It seems that Food Standards Australia and New Zealand (FSANZ) has now started to put the industry’s profit before the health of the people. Sources claim that this is being done in order to approve irradiation of all fresh produce. Hence, ministers are being urged to step in between and take control. Also, consumers are now starting to feel extremely betrayed and urging Australian ministers to not approve FSANZ’s decision. Hence, buyers are having to take extra responsibility and care while buying their fresh produce from the markets.
Therefore, consumers are asked to take extra care in checking labels on imported fresh fruit and vegetables and use their purchasing power to buy New Zealand grown produce and reject irradiated food. Food Standards Australia and New Zealand (FSANZ) have recommended to the Ministerial Forum, which meets this week on the 9-10 July to ratify their recommendation to approve the irradiation of all Australian fresh fruit and vegetables exported to New Zealand.
Though FSANZ has denied the statement, there is evidence to show that the irradiation doses intended to be applied to the vegetables and fruit will be nutritionally reduced and proteins changed or broken down. Shelf life would also be extended, but the fruit would not ripen properly as the ripening process is delayed. So fruit and vegetables appearing to be fresh may be partially cooked but unripe, hard and long past their best.

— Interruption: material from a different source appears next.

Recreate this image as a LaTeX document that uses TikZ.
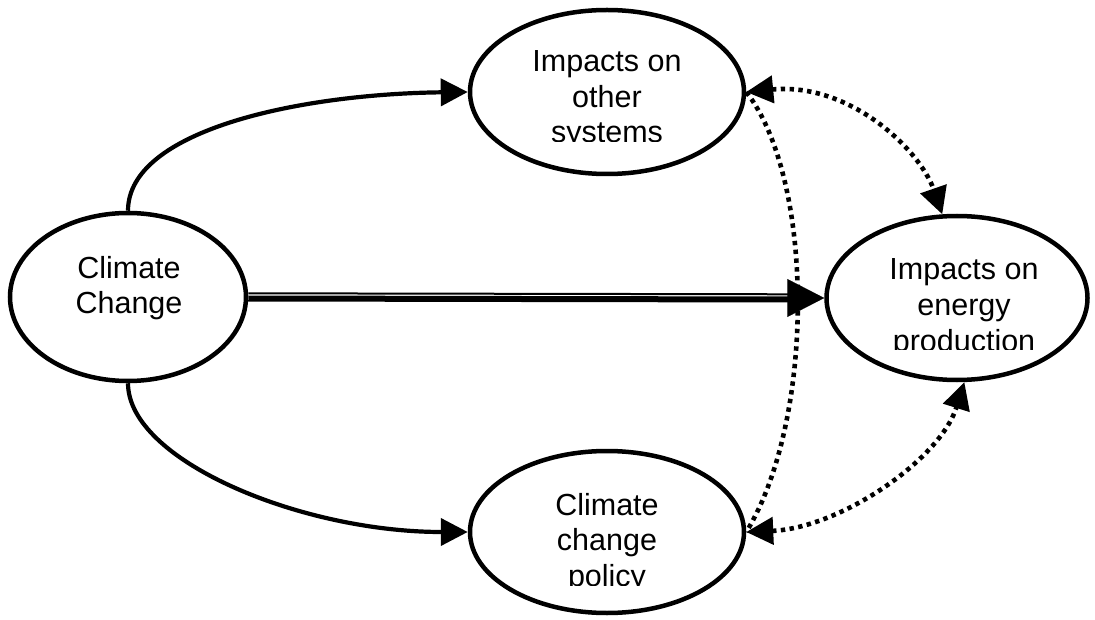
\documentclass[tikz,border=0pt]{standalone}
\usepackage{fontspec}
\setmainfont{Liberation Sans}
\usetikzlibrary{shapes.geometric,arrows.meta}
\begin{document}
\begin{tikzpicture}[x=1pt,y=-1pt,
  bubble/.style={ellipse,draw,line width=4.5pt,inner sep=0pt},
  lbl/.style={align=center,inner sep=0pt,anchor=base,font=\fontsize{30.5}{35.5}\selectfont},
  tri/.tip={Triangle[length=27pt,width=27pt]},
  bigtri/.tip={Triangle[length=37pt,width=38pt]},
  curvearrow/.style={line width=4.2pt,-tri},
  dotline/.style={line width=4.6pt,dash pattern=on 4.4pt off 4.4pt}
]
\useasboundingbox (0,0) rectangle (1095,620);
% ellipses
\node[bubble,minimum width=236pt,minimum height=168pt] (cc) at (128,297) {};
\node[bubble,minimum width=274pt,minimum height=164pt] (io) at (607,92) {};
\node[bubble,minimum width=274pt,minimum height=162pt] (pol) at (607,532) {};
\node[bubble,minimum width=261pt,minimum height=164pt] (en) at (957,298) {};
% texts (anchor base = baseline of last line)
\node[lbl] (tcc) at (129,313.5) {Climate\\Change};
\begin{scope}
  \clip (470,10) rectangle (745,142);
  \node[lbl] (tio) at (607,143) {Impacts on\\other\\systems};
\end{scope}
\begin{scope}
  \clip (827,215) rectangle (1088,349);
  \node[lbl] (ten) at (964,351) {Impacts on\\energy\\production};
\end{scope}
\begin{scope}
  \clip (470,452) rectangle (745,585);
  \node[lbl] (tpol) at (607,586) {Climate\\change\\policy};
\end{scope}
% solid curved arrows
\draw[curvearrow] (cc.north) .. controls (128,130) and (300,94) .. (io.west);
\draw[curvearrow] (cc.south) .. controls (128,460) and (300,532) .. (pol.west);
% double straight arrow
\coordinate (dstart) at (cc.east);
\coordinate (dend) at (en.west);
\draw[line width=6pt] ([yshift=-1.5pt]dstart) -- ([xshift=-30pt,yshift=-1.5pt]dend);
\draw[line width=2pt] ([yshift=3.7pt]dstart) -- ([xshift=-30pt,yshift=3.7pt]dend);
\draw[line width=0.1pt,-bigtri] ([xshift=-31pt]dend) -- (dend);
% dotted connectors
\draw[dotline,tri-tri] (io.east) .. controls (850,82) and (920,150) .. (en.100);
\draw[dotline] (io.east) .. controls (815,180) and (815,420) .. (pol.east);
\draw[dotline,tri-tri] (pol.east) .. controls (840,528) and (940,460) .. (en.275);
\end{tikzpicture}
\end{document}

The Queensland applicant stated that the need to irradiate food was for trade reasons to stop fruit fly infestation. This is blatantly untrue as in 2019, The Ministry of Primary Industries (MPI) New Zealand stated that there have been only 5 Queensland fruit flies found and eliminated in the last decade. It is to be recognised that irradiation of food will not be mandatory and other phytosanitary options are available. Of great concern is the New Zealand Food and Grocery council submission that asked for the removal of labelling irradiated food citing that it was costly for industry and consumers to bear.